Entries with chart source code
■ ■ ■ ■ ■
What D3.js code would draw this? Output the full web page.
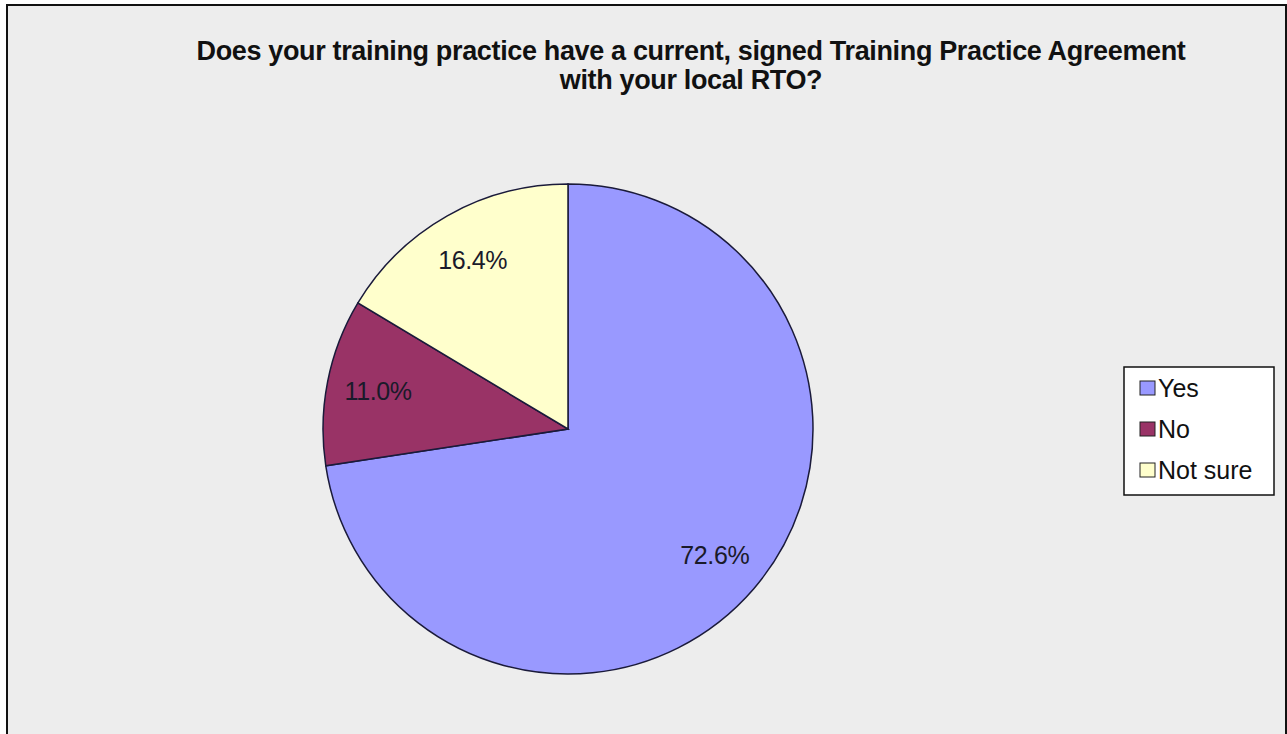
<!DOCTYPE html>
<html>
<head>
<meta charset="utf-8">
<script src="https://cdn.jsdelivr.net/npm/d3@7"></script>
<style>
  html, body { margin: 0; padding: 0; background: #fff; }
  svg { display: block; }
  text { font-family: Arial, "Liberation Sans", sans-serif; }
</style>
</head>
<body>
<svg id="chart" width="1287" height="734"></svg>
<script>
// Survey answers and their shares of responses (%)
const categories = ["Yes", "No", "Not sure"];
const shares = [72.6, 11.0, 16.4];
const colors = ["#9999FF", "#993366", "#FFFFCC"];
const titleLines = [
  "Does your training practice have a current, signed Training Practice Agreement",
  "with your local RTO?"
];

const W = 1287, H = 734;
const svg = d3.select("#chart");

// Chart area panel with dark frame
svg.append("rect").attr("x", 0).attr("y", 0).attr("width", W).attr("height", H).attr("fill", "#ffffff");
svg.append("rect")
  .attr("x", 7).attr("y", 5).attr("width", 1279).attr("height", H + 10)
  .attr("fill", "#EDEDED").attr("stroke", "#111").attr("stroke-width", 2);

// Title
const title = svg.append("g");
titleLines.forEach((line, i) => {
  title.append("text")
    .attr("x", 691).attr("y", 60 + i * 29)
    .attr("text-anchor", "middle")
    .attr("font-size", 27).attr("font-weight", "bold")
    .attr("letter-spacing", -0.35)
    .attr("fill", "#111")
    .text(line);
});

// Pie
const cx = 568, cy = 429, r = 245;
const data = categories.map((c, i) => ({ cat: c, value: shares[i], color: colors[i] }));
const pie = d3.pie().value(d => d.value).sort(null);
const arc = d3.arc().innerRadius(0).outerRadius(r);
const arcs = pie(data);

const g = svg.append("g").attr("transform", `translate(${cx},${cy})`);
g.selectAll("path.slice")
  .data(arcs)
  .join("path")
  .attr("class", "slice")
  .attr("d", arc)
  .attr("fill", d => d.data.color)
  .attr("stroke", "#1a1a3a")
  .attr("stroke-width", 1.5);

// Percentage labels placed within each slice
const labelArc = d3.arc().innerRadius(r * 0.79).outerRadius(r * 0.79);
g.selectAll("text.pct")
  .data(arcs)
  .join("text")
  .attr("class", "pct")
  .attr("transform", d => `translate(${labelArc.centroid(d)})`)
  .attr("text-anchor", "middle")
  .attr("dy", "0.35em")
  .attr("font-size", 25)
  .attr("letter-spacing", -0.4)
  .attr("fill", "#1a1a2a")
  .text(d => d.data.value.toFixed(1) + "%");

// Legend
const lg = svg.append("g").attr("transform", "translate(1124,367)");
lg.append("rect").attr("width", 150).attr("height", 128)
  .attr("fill", "#ffffff").attr("stroke", "#111").attr("stroke-width", 1.5);
const items = lg.selectAll("g.item").data(data).join("g")
  .attr("class", "item")
  .attr("transform", (d, i) => `translate(16,${21 + i * 41})`);
items.append("rect")
  .attr("x", 0).attr("y", -7).attr("width", 15).attr("height", 14)
  .attr("fill", d => d.color).attr("stroke", "#222").attr("stroke-width", 1);
items.append("text")
  .attr("x", 18).attr("y", 0).attr("dy", "0.36em")
  .attr("font-size", 25).attr("letter-spacing", 0)
  .attr("fill", "#111")
  .text(d => d.cat);
</script>
</body>
</html>
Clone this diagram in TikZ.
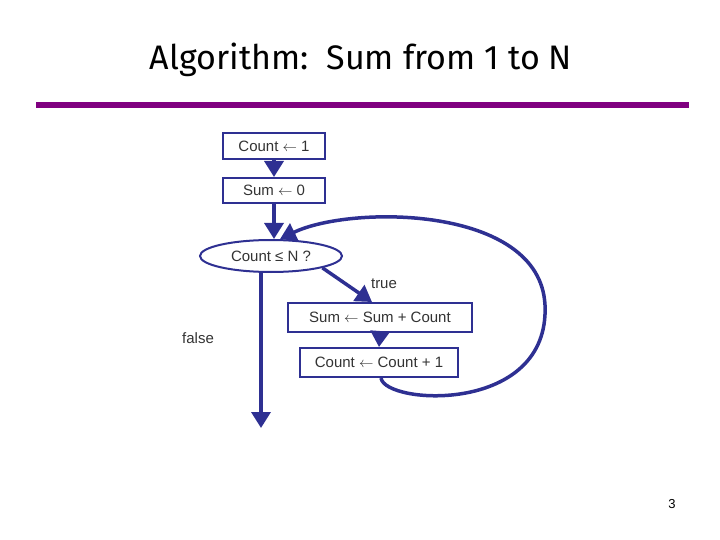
\documentclass[tikz,border=0pt]{standalone}
\usepackage{fontspec}
\setmainfont{Liberation Sans}
\newfontfamily\titlefont{Fira Sans}
\usetikzlibrary{arrows.meta,shapes.geometric}
\definecolor{navy}{HTML}{2E3092}
\definecolor{barpurple}{HTML}{800080}
\definecolor{txt}{HTML}{333333}
\tikzset{
  box/.style={draw=navy, line width=2pt, fill=white, inner sep=0pt, font=\fontsize{15}{18}\selectfont, text=txt},
  conn/.style={draw=navy, line width=3.5pt, -{Triangle[length=16pt,width=19pt]}},
  lbl/.style={font=\fontsize{15}{18}\selectfont, text=txt, inner sep=0pt}
}
\begin{document}
\begin{tikzpicture}[x=1pt,y=-1pt]
\useasboundingbox (0,0) rectangle (720,540);
\node[font=\titlefont\fontsize{34}{40}\selectfont, inner sep=0pt] (title) at (361,60) {Algorithm:\ \ Sum from 1 to N};
\fill[barpurple] (36,102) rectangle (689,108);
\node[box, minimum width=102pt, minimum height=26pt] (c1) at (274,146) {Count $\leftarrow$ 1};
\node[box, minimum width=102pt, minimum height=25pt] (s0) at (274,190.5) {Sum $\leftarrow$ 0};
\node[box, ellipse, minimum width=142pt, minimum height=32pt] (cond) at (271,256) {Count ≤ N ?};
\node[box, minimum width=184pt, minimum height=29pt] (sc) at (380,317.5) {Sum $\leftarrow$ Sum + Count};
\node[box, minimum width=158pt, minimum height=29pt] (ci) at (379,362.5) {Count $\leftarrow$ Count + 1};
\coordinate (fend) at (261,428);
\node[lbl] (ltrue) at (384,284) {true};
\node[lbl] (lfalse) at (198,338) {false};
\node[lbl, text=black, font=\fontsize{13}{15}\selectfont] (pg) at (672,504) {3};
\draw[conn] (c1.south) -- (s0.north);
\draw[conn] (s0.south) -- ([xshift=3pt]cond.north);
\draw[conn] (cond.-13) -- ([xshift=-8pt]sc.north);
\draw[conn] (sc.south) -- (ci.north);
\draw[conn] (fend |- cond.south) -- (fend);
\draw[conn] ([xshift=2pt]ci.south) .. controls (385,405) and (550,415) .. (545,305)
  .. controls (540,205) and (350,205) .. (cond.62);
\end{tikzpicture}
\end{document}
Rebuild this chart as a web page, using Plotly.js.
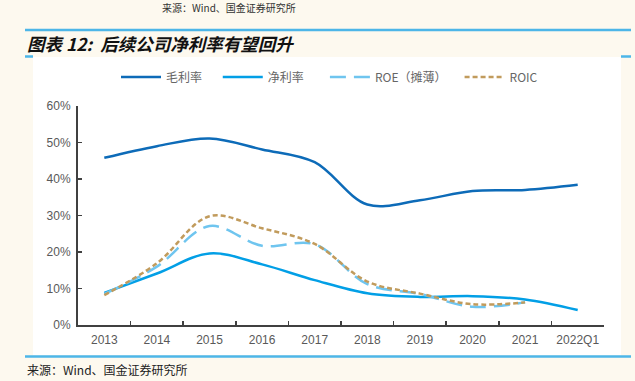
<!DOCTYPE html>
<html>
<head>
<meta charset="utf-8">
<script src="https://cdn.plot.ly/plotly-3.0.1.min.js"></script>
<style>
html,body{margin:0;padding:0;background:#fdf9ef;}
#chart{width:635px;height:381px;}
</style>
</head>
<body>
<div id="chart"></div>
<script>
const categories = ['2013','2014','2015','2016','2017','2018','2019','2020','2021','2022Q1'];
const grossMargin = [0.458, 0.490, 0.511, 0.481, 0.446, 0.330, 0.342, 0.367, 0.370, 0.384];
const netMargin   = [0.088, 0.141, 0.196, 0.166, 0.123, 0.087, 0.077, 0.079, 0.070, 0.041];
const roe         = [0.085, 0.160, 0.271, 0.217, 0.221, 0.112, 0.085, 0.050, 0.062];
const roic        = [0.082, 0.169, 0.298, 0.265, 0.222, 0.119, 0.086, 0.057, 0.062];
const seriesNames = ['毛利率', '净利率', 'ROE（摊薄）', 'ROIC'];

const L = 78, R = 604, T = 106, B = 325;
const fx = p => (p - L) / (R - L);
const fy = p => (B - p) / (B - T);
const cjk = '"Noto Sans CJK SC", "Liberation Sans", Arial, sans-serif';
const blue = '#4db6e8';
const pad = n => '\u00a0'.repeat(n);

const mk = (y, name, color, dash) => ({
  x: categories.slice(0, y.length), y: y, name: name, type: 'scatter', mode: 'lines',
  line: {color: color, width: 2.5, shape: 'spline', smoothing: 1, dash: dash},
  hoverinfo: 'skip'
});

const data = [
  mk(grossMargin, seriesNames[0] + pad(4), '#0d6bb8', 'solid'),
  mk(netMargin, seriesNames[1] + pad(6), '#029fe6', 'solid'),
  mk(roe, seriesNames[2] + pad(3), '#6fc5ef', '16px,8px'),
  mk(roic, seriesNames[3], '#c19b5c', '5px,3px')
];

const line = (x0, y0, x1, y1, w) => ({type: 'line', xref: 'paper', yref: 'paper', layer: 'below',
  x0: fx(x0), x1: fx(x1), y0: fy(y0), y1: fy(y1), line: {color: blue, width: w}});

const layout = {
  width: 635, height: 381,
  margin: {l: L, r: 635 - R, t: T, b: 381 - B},
  paper_bgcolor: '#fdf9ef', plot_bgcolor: 'rgba(0,0,0,0)',
  font: {family: cjk, size: 12, color: '#595959'},
  showlegend: true,
  legend: {orientation: 'h', x: fx(116), xanchor: 'left', y: fy(77), yanchor: 'middle', itemwidth: 40,
    font: {family: cjk, size: 12, color: '#666666'}, bgcolor: 'rgba(0,0,0,0)', traceorder: 'normal'},
  xaxis: {type: 'category', categoryorder: 'array', categoryarray: categories,
    range: [-0.5, categories.length - 0.5], tickson: 'boundaries', ticks: 'inside', ticklen: 4,
    tickcolor: '#404040', tickwidth: 1.5, showline: true, linecolor: '#404040', linewidth: 2,
    showgrid: false, zeroline: false, fixedrange: true, ticklabelstandoff: 3,
    tickfont: {family: '"Liberation Sans", Arial, sans-serif', size: 12, color: '#595959'}},
  yaxis: {range: [0, 0.6], dtick: 0.1, tick0: 0, tickformat: '.0%', ticks: 'inside', ticklen: 4,
    tickcolor: '#404040', tickwidth: 1.5, showline: true, linecolor: '#404040', linewidth: 2,
    showgrid: false, zeroline: false, fixedrange: true, ticklabelstandoff: 3,
    tickfont: {family: '"Liberation Sans", Arial, sans-serif', size: 12, color: '#595959'}},
  shapes: [
    line(25, 30, 631, 30, 2.5),
    line(25, 56.5, 33, 56.5, 2.5),
    line(621, 56.5, 631, 56.5, 2.5),
    {type: 'rect', xref: 'paper', yref: 'paper', layer: 'below', x0: fx(33), x1: fx(621), y0: fy(57), y1: fy(355),
      fillcolor: '#ffffff', line: {width: 0}},
    line(25, 356.5, 631, 356.5, 2.5)
  ],
  annotations: [
    {text: '来源：Wind、国金证券研究所', xref: 'paper', yref: 'paper', x: fx(160), y: fy(8),
      xanchor: 'left', yanchor: 'middle', showarrow: false, font: {family: cjk, size: 10, color: '#333333'}},
    {text: '<b><i>图表 12:  后续公司净利率有望回升</i></b>', xref: 'paper', yref: 'paper', x: fx(25), y: fy(44),
      xanchor: 'left', yanchor: 'middle', showarrow: false, font: {family: cjk, size: 17.5, color: '#111111'}},
    {text: '来源：Wind、国金证券研究所', xref: 'paper', yref: 'paper', x: fx(25), y: fy(369),
      xanchor: 'left', yanchor: 'middle', showarrow: false, font: {family: cjk, size: 12, color: '#222222'}}
  ]
};

Plotly.newPlot('chart', data, layout, {staticPlot: true, displayModeBar: false});
</script>
</body>
</html>
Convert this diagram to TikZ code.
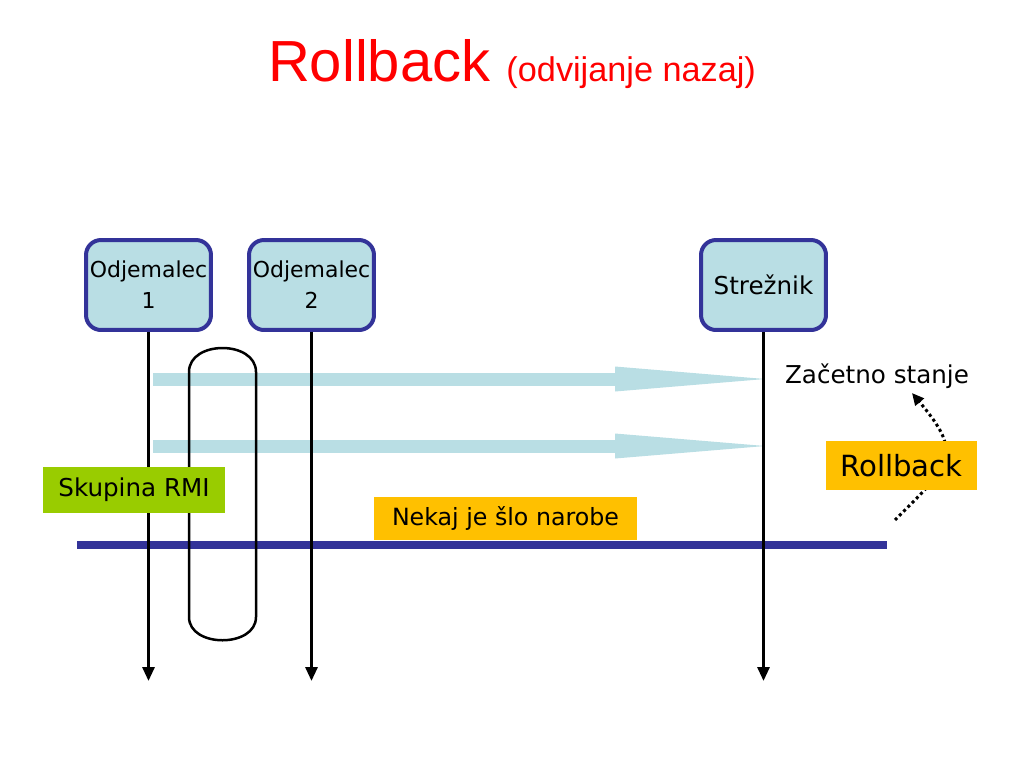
\documentclass[tikz,border=0pt]{standalone}
\usepackage{fontspec}
\setmainfont{DejaVu Sans}
\newfontfamily\titlefont{Liberation Sans}
\usetikzlibrary{arrows.meta}
\definecolor{boxblue}{RGB}{185,222,228}
\definecolor{navy}{RGB}{51,51,153}
\definecolor{gold}{RGB}{255,192,0}
\definecolor{lime}{RGB}{153,204,0}

\begin{document}
\begin{tikzpicture}[x=0.02cm, y=-0.02cm,
	actor/.style={draw=navy, fill=boxblue, line width=0.08cm, rounded corners=0.3cm, minimum width=2.5cm, minimum height=1.8cm, align=center, inner sep=0pt},
	tag/.style={inner sep=0pt, font=\fontsize{14}{17}\selectfont},
	life/.style={black, line width=0.06cm, -{Triangle[length=0.28cm,width=0.24cm]}},
	msg/.style={boxblue, line width=0.26cm, -{Triangle[length=3cm,width=0.5cm,line width=0pt]}},
	undo/.style={black, line width=0.06cm, dash pattern=on 0.06cm off 0.06cm, -{Triangle[length=0.24cm,width=0.22cm]}}]
	        \useasboundingbox (0,0) rectangle (1024,768);
	        \node [inner sep=0pt, anchor=base, text=red] at (512,81) (title) {\titlefont\fontsize{33}{40}\selectfont Rollback {\fontsize{19.5}{24}\selectfont (odvijanje nazaj)}};
	        
	        \coordinate (errL) at (77,545);
	        \coordinate (errR) at (887,545);
	        \draw [navy, line width=0.16cm] (errL) -- (errR);
	        
	        \coordinate (m1s) at (153,379);
	        \coordinate (m1e) at (765,379);
	        \coordinate (m2s) at (153,446);
	        \coordinate (m2e) at (765,446);
	        \draw [msg] (m1s) -- (m1e);
	        \draw [msg] (m2s) -- (m2e);
	        
	        \coordinate (rbfrom) at (895,520);
	        \coordinate (rbto) at (912,393);
	        \draw [undo] (rbfrom) to[out=45, in=-50, looseness=1.6] (rbto);
	        
	        \node [actor, font=\fontsize{12.5}{17.5}\selectfont] at (148.5,285) (c1) {Odjemalec\\1};
	        \node [actor, font=\fontsize{12.5}{17.5}\selectfont] at (311.5,285) (c2) {Odjemalec\\2};
	        \node [actor, font=\fontsize{14}{17}\selectfont] at (763.5,285) (srv) {Strežnik};
	        \coordinate (c1end) at (148.5,681);
	        \coordinate (c2end) at (311.5,681);
	        \coordinate (srvend) at (763.5,681);
	        
	        \draw [life] (c1) -- (c1end);
	        \draw [life] (c2) -- (c2end);
	        \draw [life] (srv) -- (srvend);
	        
	        \coordinate (gl) at (189,372);
	        \coordinate (gr) at (256,372);
	        \draw [black, line width=0.05cm] (gl) .. controls (189,340) and (256,340) .. (gr) -- (256,617) .. controls (256,648) and (189,648) .. (189,617) -- cycle;
	        
	        \node [tag] at (877,376) (start) {Začetno stanje};
	        \node [tag, fill=lime, minimum width=3.64cm, minimum height=0.92cm] at (134,490) (group) {Skupina RMI};
	        \node [tag, fill=gold, minimum width=5.26cm, minimum height=0.86cm, font=\fontsize{13.5}{16}\selectfont] at (505.5,518.5) (fail) {Nekaj je šlo narobe};
	        \node [tag, fill=gold, minimum width=3.02cm, minimum height=0.98cm, font=\fontsize{16.6}{20}\selectfont] at (901.5,465.5) (rb) {Rollback};
        \end{tikzpicture}
\end{document}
■ ■ ■ ■ ■
◆ WRITTEN PROBLEM
Restate only the lines running from the start of the material above through the line containing "const arcs = pie(data);", ends included. No pictures.

◆ FULL ANSWER
What D3.js code would draw this? Output the full web page.
<!DOCTYPE html>
<html>
<head>
<meta charset="utf-8">
<script src="https://cdn.jsdelivr.net/npm/d3@7"></script>
<style>
  html, body { margin: 0; padding: 0; background: #fff; }
  svg { display: block; }
  text { font-family: Arial, "Liberation Sans", sans-serif; }
</style>
</head>
<body>
<svg id="chart" width="1287" height="734"></svg>
<script>
// Survey answers and their shares of responses (%)
const categories = ["Yes", "No", "Not sure"];
const shares = [72.6, 11.0, 16.4];
const colors = ["#9999FF", "#993366", "#FFFFCC"];
const titleLines = [
  "Does your training practice have a current, signed Training Practice Agreement",
  "with your local RTO?"
];

const W = 1287, H = 734;
const svg = d3.select("#chart");

// Chart area panel with dark frame
svg.append("rect").attr("x", 0).attr("y", 0).attr("width", W).attr("height", H).attr("fill", "#ffffff");
svg.append("rect")
  .attr("x", 7).attr("y", 5).attr("width", 1279).attr("height", H + 10)
  .attr("fill", "#EDEDED").attr("stroke", "#111").attr("stroke-width", 2);

// Title
const title = svg.append("g");
titleLines.forEach((line, i) => {
  title.append("text")
    .attr("x", 691).attr("y", 60 + i * 29)
    .attr("text-anchor", "middle")
    .attr("font-size", 27).attr("font-weight", "bold")
    .attr("letter-spacing", -0.35)
    .attr("fill", "#111")
    .text(line);
});

// Pie
const cx = 568, cy = 429, r = 245;
const data = categories.map((c, i) => ({ cat: c, value: shares[i], color: colors[i] }));
const pie = d3.pie().value(d => d.value).sort(null);
const arc = d3.arc().innerRadius(0).outerRadius(r);
const arcs = pie(data);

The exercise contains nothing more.